Citing the strategies other industries successfully used to reign in skyrocketing costs while maintaining product availability and quality, University of Pennsylvania health care innovation expert David Asch writes that real health care change requires the removal of the field’s “choke point” — the physician-patient gateway to care.

David Asch, MD, MBA, University of Pennsylvania
David Asch, MD, MBA, Executive Director of the Penn Medicine Center for Health Care Innovation and LDI Senior Fellow.

“So long as we continue to think of health care as a service that happens when patients connect with doctors, we shackle ourselves to a system in which increased patient need must be met with more doctors,” Asch and his co-authors write in a Perspective in the May 16 issue of the New England Journal of Medicine (NEJM). The commentary is entitled “Toward Facilitated Self-Service in Health Care.”
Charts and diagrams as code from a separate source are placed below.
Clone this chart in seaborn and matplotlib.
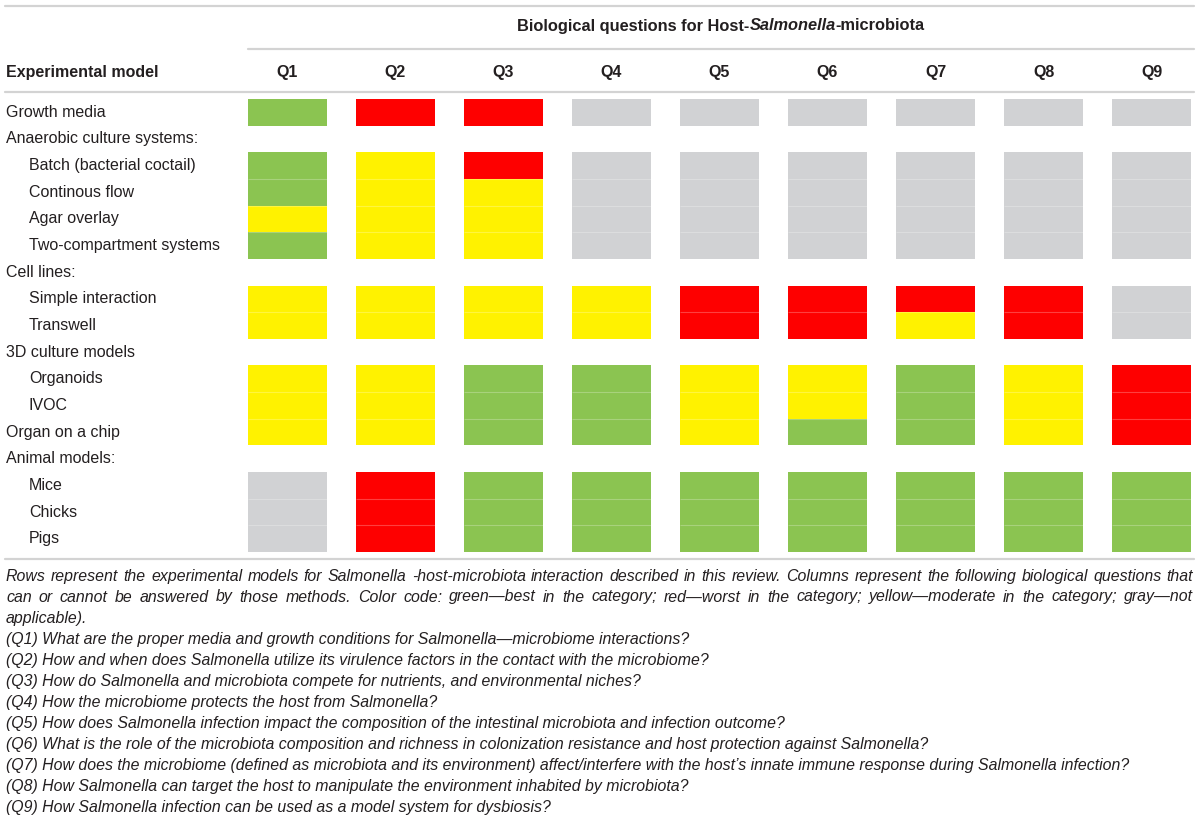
import numpy as np
import pandas as pd
import seaborn as sns
import matplotlib.pyplot as plt
from matplotlib.colors import ListedColormap

# ---- data ----
questions = ["Q1", "Q2", "Q3", "Q4", "Q5", "Q6", "Q7", "Q8", "Q9"]

row_labels = [
    "Growth media",
    "Anaerobic culture systems:",
    "Batch (bacterial coctail)",
    "Continous flow",
    "Agar overlay",
    "Two-compartment systems",
    "Cell lines:",
    "Simple interaction",
    "Transwell",
    "3D culture models",
    "Organoids",
    "IVOC",
    "Organ on a chip",
    "Animal models:",
    "Mice",
    "Chicks",
    "Pigs",
]
row_level = [0, 0, 1, 1, 1, 1, 0, 1, 1, 0, 1, 1, 0, 0, 1, 1, 1]

# G = best, Y = moderate, R = worst, N = not applicable, None = group header
ratings = [
    "GRRNNNNNN",
    None,
    "GYRNNNNNN",
    "GYYNNNNNN",
    "YYYNNNNNN",
    "GYYNNNNNN",
    None,
    "YYYYRRRRN",
    "YYYYRRYRN",
    None,
    "YYGGYYGYR",
    "YYGGYYGYR",
    "YYGGYGGYR",
    None,
    "NRGGGGGGG",
    "NRGGGGGGG",
    "NRGGGGGGG",
]

header_title = "Biological questions for Host-"
header_italic = "Salmonella"
header_tail = "-microbiota"

caption_par = [
    "Rows represent the experimental models for Salmonella -host-microbiota interaction described in this review. Columns represent the following biological questions that",
    "can or cannot be answered by those methods. Color code: green\u2014best in the category; red\u2014worst in the category; yellow\u2014moderate in the category; gray\u2014not",
    "applicable).",
]
question_text = [
    "(Q1) What are the proper media and growth conditions for Salmonella\u2014microbiome interactions?",
    "(Q2) How and when does Salmonella utilize its virulence factors in the contact with the microbiome?",
    "(Q3) How do Salmonella and microbiota compete for nutrients, and environmental niches?",
    "(Q4) How the microbiome protects the host from Salmonella?",
    "(Q5) How does Salmonella infection impact the composition of the intestinal microbiota and infection outcome?",
    "(Q6) What is the role of the microbiota composition and richness in colonization resistance and host protection against Salmonella?",
    "(Q7) How does the microbiome (defined as microbiota and its environment) affect/interfere with the host\u2019s innate immune response during Salmonella infection?",
    "(Q8) How Salmonella can target the host to manipulate the environment inhabited by microbiota?",
    "(Q9) How Salmonella infection can be used as a model system for dysbiosis?",
]

code_order = ["N", "R", "Y", "G"]
palette = ["#D1D2D4", "#FE0000", "#FFF200", "#8BC451"]

# ---- build grid (each question = 8 cell sub-columns + 3 gap sub-columns) ----
CELL, GAP = 8, 3
codes = pd.DataFrame(
    [[code_order.index(c) for c in r] if r else [np.nan] * len(questions) for r in ratings],
    index=row_labels, columns=questions, dtype=float)

cols = []
for j, q in enumerate(questions):
    cols += [codes[q].values] * CELL
    if j < len(questions) - 1:
        cols += [np.full(len(row_labels), np.nan)] * GAP
grid = np.column_stack(cols)

W, H = 1200, 822
sns.set_theme(style="white")
plt.rcParams['font.family'] = ['Liberation Sans', 'DejaVu Sans']
fig = plt.figure(figsize=(W / 100, H / 100), dpi=100)


def fx(px):
    return px / W


def fy(py):
    return 1 - py / H


x_left, x_right = 248, 1191
y_top, y_bot = 99, 552
ax = fig.add_axes([fx(x_left), fy(y_bot), fx(x_right - x_left), (y_bot - y_top) / H])
sns.heatmap(grid, ax=ax, cmap=ListedColormap(palette), vmin=-0.5, vmax=3.5,
            cbar=False, xticklabels=False, yticklabels=False)

# faint separators between stacked cells
for i in range(1, len(row_labels)):
    if ratings[i] and ratings[i - 1]:
        for j in range(len(questions)):
            x0 = j * (CELL + GAP)
            ax.hlines(i, x0, x0 + CELL, color="white", alpha=0.25, lw=0.8)

# row labels
row_h = (y_bot - y_top) / len(row_labels)
for i, (lab, lvl) in enumerate(zip(row_labels, row_level)):
    fig.text(fx(6 + 23 * lvl), fy(y_top + row_h * (i + 0.5)), lab,
             fontsize=11.5, color="#231F20", va="center", ha="left")

# column headers
pitch = (x_right - x_left) / (len(questions) * (CELL + GAP) - GAP) * (CELL + GAP)
cell_w = pitch * CELL / (CELL + GAP)
for j, q in enumerate(questions):
    fig.text(fx(x_left + j * pitch + cell_w / 2), fy(72), q, fontsize=11.5,
             fontweight="bold", ha="center", va="center", color="#231F20")
fig.text(fx(6), fy(72), "Experimental model", fontsize=11.5, fontweight="bold",
         ha="left", va="center", color="#231F20")

# spanning header with italic part
renderer = fig.canvas.get_renderer()
parts = [(header_title, "normal"), (header_italic, "italic"), (header_tail, "normal")]
tmp = [fig.text(0, 0, s, fontsize=11.8, fontweight="bold", style=st) for s, st in parts]
widths = [t.get_window_extent(renderer).width for t in tmp]
for t in tmp:
    t.remove()
cx = 721
xs = cx - sum(widths) / 2
for (s, st), w in zip(parts, widths):
    fig.text(fx(xs), fy(26), s, fontsize=11.8, fontweight="bold", style=st,
             ha="left", va="center", color="#231F20")
    xs += w

# rules
line_col = "#D3D3D3"
fig.add_artist(plt.Line2D([fx(5), fx(1194)], [fy(6), fy(6)], color=line_col, lw=1.6))
fig.add_artist(plt.Line2D([fx(x_left), fx(1194)], [fy(49), fy(49)], color=line_col, lw=1.6))
fig.add_artist(plt.Line2D([fx(5), fx(1194)], [fy(92), fy(92)], color=line_col, lw=1.6))
fig.add_artist(plt.Line2D([fx(5), fx(1194)], [fy(559), fy(559)], color=line_col, lw=1.6))


# caption
def put_line(text, y, justify):
    kw = dict(fontsize=11.45, style="italic", va="center", ha="left", color="#231F20")
    if not justify:
        fig.text(fx(6), fy(y), text, **kw)
        return
    words = text.split(" ")
    ts = [fig.text(0, 0, w_, **kw) for w_ in words]
    ws = [t.get_window_extent(renderer).width for t in ts]
    for t in ts:
        t.remove()
    gap = (1193 - 6 - sum(ws)) / (len(words) - 1)
    x = 6
    for w_, wd in zip(words, ws):
        fig.text(fx(x), fy(y), w_, **kw)
        x += wd + gap


lines = caption_par + question_text
for k, line in enumerate(lines):
    put_line(line, 576 + 21 * k, justify=(k < 2))

fig.savefig("out.png", dpi=100)
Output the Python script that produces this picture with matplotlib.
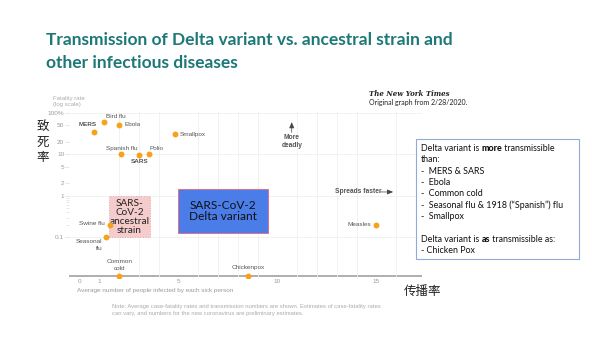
import numpy as np
import matplotlib
matplotlib.use('Agg')
import matplotlib.pyplot as plt
from matplotlib.patches import Rectangle
from matplotlib.ticker import FixedLocator, NullFormatter

# data (transmission number, fatality rate %)
diseases = ['MERS', 'Bird flu', 'Ebola', 'Smallpox', 'Spanish flu', 'SARS', 'Polio',
            'Swine flu', 'Seasonal\nflu', 'Common\ncold', 'Chickenpox', 'Measles']
spread = [0.7, 1.2, 2.0, 4.8, 2.1, 3.0, 3.5, 1.5, 1.3, 2.0, 8.5, 15.0]
fatality = [35, 60, 52, 31, 10, 9.5, 10, 0.2, 0.1, 0.012, 0.012, 0.2]
near_zero = 0.012

# label placement (offset in pixels, alignment)
lab_off = [(3, 7), (2, 6), (5, 0), (5, 0), (0, 6), (0, -6), (0, 6),
           (-5, 1), (-3, -2), (0, 5), (0, 8), (-5, 0)]
lab_ha = ['right', 'left', 'left', 'left', 'center', 'center', 'left',
          'right', 'right', 'center', 'center', 'right']
lab_va = ['center', 'center', 'center', 'center', 'center', 'center', 'center',
          'center', 'top', 'bottom', 'center', 'center']
bold_labels = ['MERS', 'SARS']

yticks = [0.1, 1, 2, 5, 10, 20, 50, 100]
yticklabels = ['0.1', '1', '2', '5', '10', '20', '50', '100%']
xticks = [0, 1, 5, 10, 15]

W, H = 614, 347
def fx(x):
    return x / W
def fy(y):
    return 1 - y / H

fig = plt.figure(figsize=(6.14, 3.47), dpi=100)
fig.patch.set_facecolor('white')

# axes placed so that x: 0 -> 80px, 19.75px/unit ; y: 100 -> 113px, 41.5px/decade
ax = fig.add_axes([fx(69.1), fy(278.1), (421.7 - 69.1) / W, (278.1 - 112.1) / H])
ax.set_xlim(-0.55, 17.3)
ax.set_yscale('log')
ax.set_ylim(0.0105, 105)
for s in ax.spines.values():
    s.set_visible(False)

ax.set_xticks(xticks)
ax.set_xticklabels([str(t) for t in xticks])
ax.xaxis.set_minor_locator(FixedLocator(range(0, 17)))
ax.xaxis.set_minor_formatter(NullFormatter())
ax.tick_params(axis='x', which='both', length=0, pad=0.5, labelsize=4.6, labelcolor='#9a9a9a')
ax.grid(axis='x', which='minor', color='#f0f0f0', lw=0.6)

ax.set_yticks(yticks)
ax.set_yticklabels(yticklabels)
ax.yaxis.set_minor_locator(FixedLocator([0.2, 0.3, 0.4, 0.5, 0.6, 0.7, 0.8, 0.9]))
ax.yaxis.set_minor_formatter(NullFormatter())
ax.tick_params(axis='y', which='major', length=3, width=0.5, color='#dddddd', pad=0.5,
               labelsize=4.6, labelcolor='#9a9a9a')
ax.tick_params(axis='y', which='minor', length=2, width=0.5, color='#dddddd')
for yv in [0.1, 1, 10, 100]:
    ax.axhline(yv, color='#f0f0f0', lw=0.6, zorder=0)

for t in ax.get_xticklabels() + ax.get_yticklabels():
    t.set_fontfamily('Liberation Sans')

# baseline for near-zero fatality
ax.axhline(near_zero, color='#a8a8a8', lw=1.3, zorder=1)

# boxes
ax.add_patch(Rectangle((1.47, 0.1), 3.54 - 1.47, 1.0 - 0.1, facecolor='#f4cccc',
                       edgecolor='#e9a5a5', lw=0.7, ls=':', zorder=2))
ax.text(2.5, 0.316, 'SARS-\nCoV-2\nancestral\nstrain', ha='center', va='center',
        fontsize=7.2, family='Lato', linespacing=1.0, color='#222222', zorder=3)
ax.add_patch(Rectangle((4.96, 0.128), 9.52 - 4.96, 1.47 - 0.128, facecolor='#4a7de8',
                       edgecolor='#e0708a', lw=0.7, zorder=2))
ax.text(7.24, 0.43, 'SARS-CoV-2\nDelta variant', ha='center', va='center',
        fontsize=8.6, family='Lato', linespacing=1.05, color='#111111', zorder=3)

ax.scatter(spread, fatality, s=18, color='#f7a21b', zorder=4, linewidths=0)
for i, name in enumerate(diseases):
    ax.annotate(name, (spread[i], fatality[i]), textcoords='offset pixels',
                xytext=lab_off[i], ha=lab_ha[i], va=lab_va[i], fontsize=4.6,
                family='Liberation Sans', color='#555555', linespacing=1.3,
                fontweight='bold' if name in bold_labels else 'normal', zorder=5)

# direction hints
arrow_kw = dict(arrowstyle='-|>,head_length=0.35,head_width=0.15', color='#444444', lw=0.5,
                shrinkA=0, shrinkB=0)
ax.annotate('', xy=(10.72, 60), xytext=(10.72, 34), arrowprops=arrow_kw)
ax.text(10.72, 31, 'More\ndeadly', ha='center', va='top', fontsize=4.8, fontweight='bold',
        color='#555555', family='Liberation Sans', linespacing=1.2)
ax.text(12.91, 1.25, 'Spreads faster', ha='left', va='center', fontsize=4.8,
        fontweight='bold', color='#555555', family='Liberation Sans')
ax.annotate('', xy=(15.85, 1.25), xytext=(15.2, 1.25), arrowprops=arrow_kw)

# figure texts
fig.text(fx(46), fy(40), 'Transmission of Delta variant vs. ancestral strain and',
         ha='left', va='center', fontsize=12.5, fontweight='bold', family='Lato', color='#1d7878')
fig.text(fx(46), fy(63), 'other infectious diseases',
         ha='left', va='center', fontsize=12.5, fontweight='bold', family='Lato', color='#1d7878')

fig.text(fx(53), fy(101.5), 'Fatality rate\n(log scale)', ha='left', va='center', fontsize=4.3,
         color='#aaaaaa', family='Liberation Sans', linespacing=1.3)
fig.text(fx(77), fy(290.7), 'Average number of people infected by each sick person', ha='left',
         va='center', fontsize=4.6, color='#9a9a9a', family='Liberation Sans')
fig.text(fx(112.3), fy(310), 'Note: Average case-fatality rates and transmission numbers are shown. '
         'Estimates of case-fatality rates\ncan vary, and numbers for the new coronavirus are '
         'preliminary estimates.', ha='left', va='center', fontsize=4.2, color='#aaaaaa',
         family='Liberation Sans', linespacing=1.4)

fig.text(fx(369.3), fy(94), 'The New York Times', ha='left', va='center', fontsize=5,
         family='DejaVu Serif', fontweight='bold', fontstyle='italic', color='#222222')
fig.text(fx(369.3), fy(102.3), 'Original graph from 2/28/2020.', ha='left', va='center',
         fontsize=5, family='Lato', color='#222222')

fig.text(fx(42.3), fy(142.3), '致\n死\n率', ha='center', va='center', fontsize=9,
         family='Noto Sans CJK SC', color='#222222', linespacing=1.25)
fig.text(fx(404), fy(291.7), '传播率', ha='left', va='center', fontsize=9,
         family='Noto Sans CJK SC', color='#222222')

# right text box
fig.patches.append(Rectangle((fx(416), fy(259)), (579 - 416) / W, (259 - 139) / H,
                             transform=fig.transFigure, facecolor='white',
                             edgecolor='#8faadc', lw=0.8))
box_lines = [['Delta variant is ', ('more', 'black'), ' transmissible'], ['than:'],
             ['-  MERS & SARS'], ['-  Ebola'], ['-  Common cold'],
             ['-  Seasonal flu & 1918 (\u201cSpanish\u201d) flu'], ['-  Smallpox'], [],
             ['Delta variant is ', ('as', 'black'), ' transmissible as:'], ['- Chicken Pox']]
renderer = fig.canvas.get_renderer()
for i, parts in enumerate(box_lines):
    x = 421
    for part in parts:
        if isinstance(part, tuple):
            txt, weight = part
        else:
            txt, weight = part, 'normal'
        t = fig.text(fx(x), fy(148.3 + 11.4 * i), txt, ha='left', va='center',
                     fontsize=6.4, family='Lato', fontweight=weight, color='#111111')
        x += t.get_window_extent(renderer).width

fig.savefig('out.png', dpi=100)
Asch, MD, MBA, is the Executive Director of the Penn Medicine Center for Health Care Innovation and an LDI Senior Fellow. His co-authors are Sean Nicholson, PhD, Cornell University Professor of Policy Analysis and Management, and Marc L. Berger, MD,  former Vice President of Real World Data and Analytics at Pfizer.

Turbo Tax for health care

“Other industries,” they point out, “overcame similar constraints in various ways — McDonald’s pioneered a production line approach to fast food, for example — but more recent transformations have come from facilitated self-service. Taxpayers abandoned tax preparers when Turbo Tax created a new pathway to do what they wanted. Until we invent the TurboTax of health care, we won’t achieve the kind of productivity gains needed for transformative change in quality, access, or cost (in health care).”

The NEJM Perspective piece points out that primary care physicians are the most expensive method for providing primary care services when large portions of the populations’ routine ailments could be managed in a more automated, tiered manner.

Clinical pathways for common medical conditions aim to make care algorithmic so it isn’t science fiction to suggest that hypertension could be managed using a bot.

David Asch

Tiered response

“Clinical pathways for common medical conditions aim to make care algorithmic,” the authors write, “so it isn’t science fiction to suggest that hypertension could be managed using a bot, with a nurse available for second-line support and a primary care physician serving as the third line.”

“An efficient industry wouldn’t lead with primary care, but would reserve it for cases for which lower levels of support haven’t been enough,” continued Asch and colleagues. “Change in other industries has typically started with lower-complexity services and gradually been applied to more complex services.”

“Because so much care is or can be algorithmic,” they continued, “hypertension, hyperlipidemia, anticoagulation, diabetes, and other common problems might be far more efficiently managed by a bot than by individual clinicians whose practices often deviate from guidelines. Creating the rules for basic care and the handling of exceptions doesn’t seem hard, but making such approaches acceptable to patients and clinicians is essential.”